>> Start Records provided

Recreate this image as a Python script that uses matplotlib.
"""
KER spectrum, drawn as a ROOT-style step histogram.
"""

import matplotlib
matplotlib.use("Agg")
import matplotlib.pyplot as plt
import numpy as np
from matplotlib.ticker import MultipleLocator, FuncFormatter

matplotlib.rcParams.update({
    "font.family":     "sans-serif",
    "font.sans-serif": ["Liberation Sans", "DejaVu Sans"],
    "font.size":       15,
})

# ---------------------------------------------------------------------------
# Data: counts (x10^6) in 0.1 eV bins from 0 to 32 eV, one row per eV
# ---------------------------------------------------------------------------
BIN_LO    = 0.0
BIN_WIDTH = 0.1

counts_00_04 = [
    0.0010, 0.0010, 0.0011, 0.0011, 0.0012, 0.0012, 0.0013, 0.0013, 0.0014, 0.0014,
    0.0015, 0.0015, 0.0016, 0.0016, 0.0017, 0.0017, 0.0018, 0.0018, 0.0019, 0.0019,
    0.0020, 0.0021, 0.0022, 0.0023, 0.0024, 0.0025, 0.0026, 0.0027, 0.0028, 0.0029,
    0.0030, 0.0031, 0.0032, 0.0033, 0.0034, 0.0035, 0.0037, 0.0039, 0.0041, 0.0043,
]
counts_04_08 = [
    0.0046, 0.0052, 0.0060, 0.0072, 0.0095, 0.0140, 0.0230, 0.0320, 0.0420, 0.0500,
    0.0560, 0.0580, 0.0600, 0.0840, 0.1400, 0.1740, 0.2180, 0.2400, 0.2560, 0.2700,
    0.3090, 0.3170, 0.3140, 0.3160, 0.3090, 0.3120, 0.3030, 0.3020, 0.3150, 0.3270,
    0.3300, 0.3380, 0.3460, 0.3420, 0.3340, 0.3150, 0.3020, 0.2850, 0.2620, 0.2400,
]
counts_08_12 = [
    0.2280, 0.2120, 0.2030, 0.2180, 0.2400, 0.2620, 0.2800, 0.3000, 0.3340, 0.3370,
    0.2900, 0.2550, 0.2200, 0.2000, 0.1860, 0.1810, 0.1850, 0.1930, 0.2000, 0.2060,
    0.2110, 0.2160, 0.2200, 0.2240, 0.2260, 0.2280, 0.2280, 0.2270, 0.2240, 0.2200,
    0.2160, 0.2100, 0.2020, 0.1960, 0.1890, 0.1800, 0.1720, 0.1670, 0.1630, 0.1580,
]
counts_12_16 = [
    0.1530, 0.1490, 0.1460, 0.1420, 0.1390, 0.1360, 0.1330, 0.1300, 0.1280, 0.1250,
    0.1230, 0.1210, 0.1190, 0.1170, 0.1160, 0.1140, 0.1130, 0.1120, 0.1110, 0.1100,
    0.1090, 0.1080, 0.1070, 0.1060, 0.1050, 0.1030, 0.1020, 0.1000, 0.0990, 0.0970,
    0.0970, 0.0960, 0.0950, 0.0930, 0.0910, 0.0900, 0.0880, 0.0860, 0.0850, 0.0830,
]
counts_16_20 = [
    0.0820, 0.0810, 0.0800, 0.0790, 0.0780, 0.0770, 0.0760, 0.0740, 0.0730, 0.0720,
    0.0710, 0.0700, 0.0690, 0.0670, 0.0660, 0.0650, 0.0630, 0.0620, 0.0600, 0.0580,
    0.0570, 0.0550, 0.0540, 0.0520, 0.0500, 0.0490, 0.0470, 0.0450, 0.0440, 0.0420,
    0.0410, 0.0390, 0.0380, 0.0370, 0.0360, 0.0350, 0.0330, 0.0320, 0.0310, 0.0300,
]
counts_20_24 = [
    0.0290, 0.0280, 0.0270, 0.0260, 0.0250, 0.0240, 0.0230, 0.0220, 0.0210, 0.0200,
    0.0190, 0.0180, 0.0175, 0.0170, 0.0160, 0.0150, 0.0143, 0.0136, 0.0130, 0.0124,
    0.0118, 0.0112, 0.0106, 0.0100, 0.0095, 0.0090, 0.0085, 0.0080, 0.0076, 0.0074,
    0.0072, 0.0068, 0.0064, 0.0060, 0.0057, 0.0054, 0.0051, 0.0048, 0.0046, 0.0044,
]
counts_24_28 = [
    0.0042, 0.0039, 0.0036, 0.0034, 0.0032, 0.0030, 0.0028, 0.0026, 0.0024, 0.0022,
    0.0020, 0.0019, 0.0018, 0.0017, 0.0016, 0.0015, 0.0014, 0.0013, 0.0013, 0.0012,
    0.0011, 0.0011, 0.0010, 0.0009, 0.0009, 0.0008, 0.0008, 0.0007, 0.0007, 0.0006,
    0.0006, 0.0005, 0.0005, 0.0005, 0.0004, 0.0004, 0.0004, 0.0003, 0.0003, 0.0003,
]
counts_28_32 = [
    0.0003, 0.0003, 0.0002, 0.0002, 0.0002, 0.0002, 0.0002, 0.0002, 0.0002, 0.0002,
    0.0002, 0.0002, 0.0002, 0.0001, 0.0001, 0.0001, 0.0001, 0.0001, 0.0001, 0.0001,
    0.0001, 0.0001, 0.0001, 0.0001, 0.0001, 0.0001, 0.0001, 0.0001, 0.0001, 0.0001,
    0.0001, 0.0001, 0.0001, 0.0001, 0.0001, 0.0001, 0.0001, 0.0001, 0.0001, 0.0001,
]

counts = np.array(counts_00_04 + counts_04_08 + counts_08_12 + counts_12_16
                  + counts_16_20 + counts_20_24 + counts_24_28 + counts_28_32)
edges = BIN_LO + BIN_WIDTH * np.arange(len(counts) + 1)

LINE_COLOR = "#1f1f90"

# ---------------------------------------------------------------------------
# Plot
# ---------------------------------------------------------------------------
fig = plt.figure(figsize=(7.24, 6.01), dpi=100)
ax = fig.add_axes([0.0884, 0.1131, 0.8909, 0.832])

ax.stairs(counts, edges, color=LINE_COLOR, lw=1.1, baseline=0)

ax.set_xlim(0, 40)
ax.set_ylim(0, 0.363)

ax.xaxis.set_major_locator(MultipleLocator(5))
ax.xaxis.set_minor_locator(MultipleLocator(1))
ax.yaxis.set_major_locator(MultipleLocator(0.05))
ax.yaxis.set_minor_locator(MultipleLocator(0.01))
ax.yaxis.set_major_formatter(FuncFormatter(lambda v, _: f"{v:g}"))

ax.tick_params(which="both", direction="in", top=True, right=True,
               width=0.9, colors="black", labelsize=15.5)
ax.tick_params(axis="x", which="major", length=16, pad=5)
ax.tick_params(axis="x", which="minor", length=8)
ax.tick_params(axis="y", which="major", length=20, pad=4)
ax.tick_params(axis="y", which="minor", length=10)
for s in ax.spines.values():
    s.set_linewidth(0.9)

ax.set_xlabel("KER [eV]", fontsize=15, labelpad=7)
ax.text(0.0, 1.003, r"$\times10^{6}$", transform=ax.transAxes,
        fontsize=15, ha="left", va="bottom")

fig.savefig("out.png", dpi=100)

>> End Records provided
>> Start Records provided

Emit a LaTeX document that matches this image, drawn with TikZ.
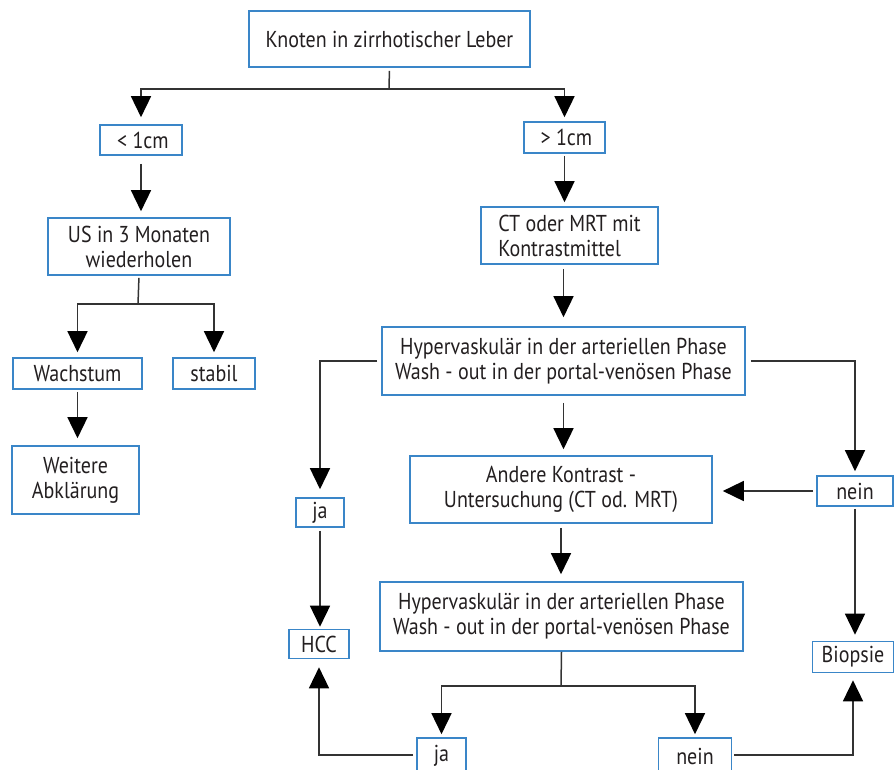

>> End Records provided
>> Start Records provided

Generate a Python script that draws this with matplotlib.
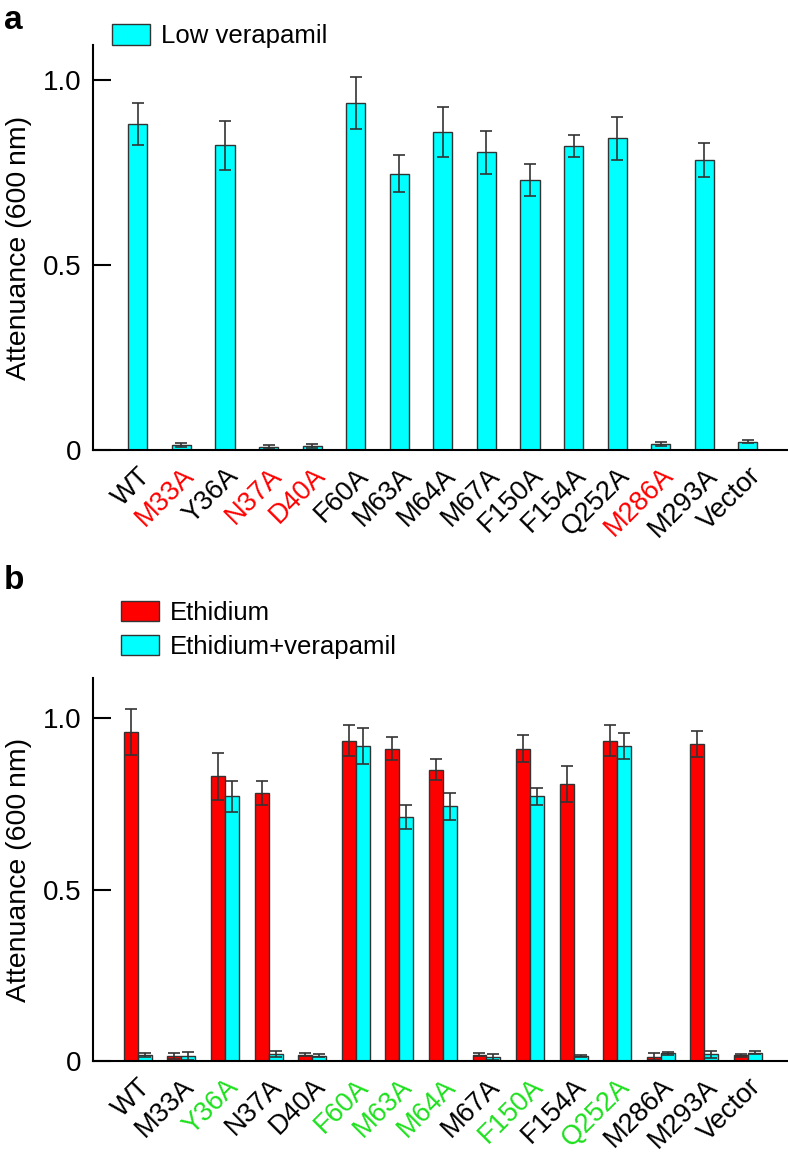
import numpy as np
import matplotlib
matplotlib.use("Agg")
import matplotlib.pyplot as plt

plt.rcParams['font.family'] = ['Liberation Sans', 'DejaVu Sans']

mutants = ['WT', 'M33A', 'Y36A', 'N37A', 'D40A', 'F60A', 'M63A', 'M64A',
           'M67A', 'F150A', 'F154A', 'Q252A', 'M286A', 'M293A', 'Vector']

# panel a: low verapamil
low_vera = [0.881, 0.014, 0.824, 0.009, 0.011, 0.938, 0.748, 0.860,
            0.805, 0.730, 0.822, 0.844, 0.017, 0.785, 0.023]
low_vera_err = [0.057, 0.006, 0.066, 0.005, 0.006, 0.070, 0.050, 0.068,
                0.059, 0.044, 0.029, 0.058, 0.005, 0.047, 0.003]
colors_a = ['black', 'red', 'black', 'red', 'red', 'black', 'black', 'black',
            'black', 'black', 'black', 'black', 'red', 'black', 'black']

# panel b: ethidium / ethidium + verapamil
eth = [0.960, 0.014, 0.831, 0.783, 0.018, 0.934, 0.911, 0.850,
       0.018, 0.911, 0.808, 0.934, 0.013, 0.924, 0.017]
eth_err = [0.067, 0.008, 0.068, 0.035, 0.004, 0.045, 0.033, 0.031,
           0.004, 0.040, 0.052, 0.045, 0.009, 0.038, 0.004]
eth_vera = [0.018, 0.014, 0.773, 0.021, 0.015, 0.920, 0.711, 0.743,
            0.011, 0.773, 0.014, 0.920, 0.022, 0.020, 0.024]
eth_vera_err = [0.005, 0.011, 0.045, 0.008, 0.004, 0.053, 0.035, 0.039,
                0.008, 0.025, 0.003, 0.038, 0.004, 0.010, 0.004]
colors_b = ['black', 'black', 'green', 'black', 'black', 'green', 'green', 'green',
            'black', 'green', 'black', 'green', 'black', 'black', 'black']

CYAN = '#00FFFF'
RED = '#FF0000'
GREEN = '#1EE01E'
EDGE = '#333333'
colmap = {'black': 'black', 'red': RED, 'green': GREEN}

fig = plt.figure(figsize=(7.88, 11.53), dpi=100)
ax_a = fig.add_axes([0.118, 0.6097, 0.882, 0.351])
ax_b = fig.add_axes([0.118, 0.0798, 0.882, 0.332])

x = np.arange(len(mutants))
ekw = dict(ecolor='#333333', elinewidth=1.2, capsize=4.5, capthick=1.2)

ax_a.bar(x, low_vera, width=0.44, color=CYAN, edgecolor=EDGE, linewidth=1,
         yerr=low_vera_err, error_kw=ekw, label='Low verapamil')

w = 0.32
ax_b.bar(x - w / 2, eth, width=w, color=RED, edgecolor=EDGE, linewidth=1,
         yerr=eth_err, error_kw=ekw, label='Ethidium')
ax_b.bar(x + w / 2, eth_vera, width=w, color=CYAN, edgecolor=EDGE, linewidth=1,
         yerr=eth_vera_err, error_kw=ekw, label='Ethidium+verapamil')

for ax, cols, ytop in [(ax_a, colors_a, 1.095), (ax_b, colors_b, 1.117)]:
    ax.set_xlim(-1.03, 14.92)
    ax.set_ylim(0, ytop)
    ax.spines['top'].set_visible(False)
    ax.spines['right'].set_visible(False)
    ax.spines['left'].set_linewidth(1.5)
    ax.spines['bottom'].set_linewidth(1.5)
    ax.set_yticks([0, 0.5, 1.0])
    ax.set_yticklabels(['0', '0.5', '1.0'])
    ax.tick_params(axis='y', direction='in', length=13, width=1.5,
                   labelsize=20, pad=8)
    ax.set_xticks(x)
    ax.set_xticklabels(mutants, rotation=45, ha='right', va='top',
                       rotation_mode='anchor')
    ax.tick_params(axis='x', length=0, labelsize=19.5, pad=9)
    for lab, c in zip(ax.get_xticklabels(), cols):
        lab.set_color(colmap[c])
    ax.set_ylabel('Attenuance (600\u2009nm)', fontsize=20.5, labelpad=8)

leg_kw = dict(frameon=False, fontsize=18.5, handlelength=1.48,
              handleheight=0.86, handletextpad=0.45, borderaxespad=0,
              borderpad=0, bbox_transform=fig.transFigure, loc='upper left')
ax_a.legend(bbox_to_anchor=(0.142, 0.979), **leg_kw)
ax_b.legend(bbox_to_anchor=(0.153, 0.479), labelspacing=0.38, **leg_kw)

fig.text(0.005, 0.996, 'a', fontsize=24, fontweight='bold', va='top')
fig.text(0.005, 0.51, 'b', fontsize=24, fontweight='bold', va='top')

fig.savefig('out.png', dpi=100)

>> End Records provided

Aim -
Exactly as written, quote the lines from the one that has "Recreate this image" down to the one that has "BIN_WIDTH = 0.1", and include both.

Output -
Recreate this image as a Python script that uses matplotlib.
"""
KER spectrum, drawn as a ROOT-style step histogram.
"""

import matplotlib
matplotlib.use("Agg")
import matplotlib.pyplot as plt
import numpy as np
from matplotlib.ticker import MultipleLocator, FuncFormatter

matplotlib.rcParams.update({
    "font.family":     "sans-serif",
    "font.sans-serif": ["Liberation Sans", "DejaVu Sans"],
    "font.size":       15,
})

# ---------------------------------------------------------------------------
# Data: counts (x10^6) in 0.1 eV bins from 0 to 32 eV, one row per eV
# ---------------------------------------------------------------------------
BIN_LO    = 0.0
BIN_WIDTH = 0.1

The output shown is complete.